The British National Space Centre and DMC join the International Charter ‘Space and Major Disasters’

In London on Tuesday, the British National Space Centre (BNSC) formally became a Partner Agency of the International Charter ’Space and Major Disasters’ on behalf of the Disaster Monitoring Constellation (DMC) Consortium.


This means BNSC will participate in the Consortium’s adherence to the Charter by performing certain functions during an initial period of two years. BNSC has already provided Project Manager support to previous Charter activations in liaison with ESA, including during the 2003 Soufrière Hills volcanic eruption in Montserrat in 2003 and following the Bhuj earthquake in India in 2001.

The International Charter ‘Space and Major Disasters’ is a joint initiative to put space technology at the service of rescue authorities in the event of major disasters. Each member agency has demonstrated its commitment for using space technology to serve humankind when it is most in need of assistance when disasters of both natural and human origin strike the world’s communities or wreak havoc on the environment. To date, the Charter has been activated more than 90 times.

Recently, the Charter was activated after the October 8 earthquake in northern Pakistan and Kashmir which caused the deaths of more than 73 000 people.

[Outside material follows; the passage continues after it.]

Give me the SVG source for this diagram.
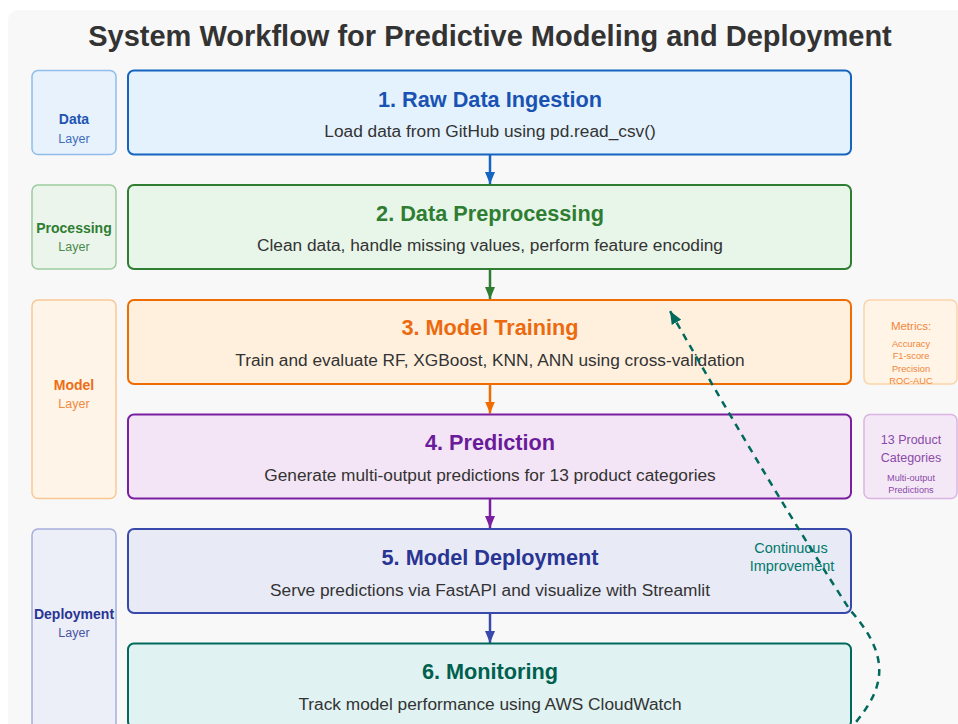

Charter members contributed with images from satellites, providing key cartographic information on remote, difficult-to-access areas affected.

The images were used by national rescue teams, United Nations agencies and non-governmental organisations as base maps for assessing damage to infrastructures; for measuring the extent of landslides; and for selecting localities where emergency aid was most needed.

The Disaster Monitoring Constellation (DMC) was designed as a proof of concept constellation, which is capable of multispectral imaging of any part of the world every day. It is unique in that each satellite is independently owned and controlled by a separate nation, but all satellites have been equally spaced around a sun-synchronous orbit to provide a daily imaging capability.

The satellites are: Alsat-1 from Algeria, Nigeriasat-1 from Nigeria, Bilsat-1 from Turkey, UK-DMC from the UK and in the future Beijing-1 from China. Through the support of the British National Space Centre, DMC-builder Surrey Satellite Technology owns and operates the UK satellite in the constellation.

The DMC was designed from the start to service many of the requirements of disaster monitoring. Its small satellites jointly provide daily revisits with a 600 km imaging swath width at 31-metre Ground Sample Distance (GSD) for broad area coverage. Disaster management authorities will now have access at any time to images from the whole of the DMC, adding to the major Earth Observation satellites that form the core of the Charter’s space-based resources.

“Having this constellation of satellites to join the Charter in support of so many requests makes us feel very pleased, in particular since the Charter has so recently proved the importance of space in helping to minimize suffering caused by natural and technological disasters all over the world,” said Volker Liebig.

Following the UNISPACE III conference held in Vienna, Austria, in July 1999, the European and French space agencies (ESA and CNES) initiated the International Charter ‘Space and Major Disasters’, with the Canadian Space Agency (CSA) signing the Charter on 20 October 2000. Other members include the Indian Space Research Organisation (ISRO), the US National Oceanic and Atmospheric Administration (NOAA) and the Argentine Space Agency (CONAE).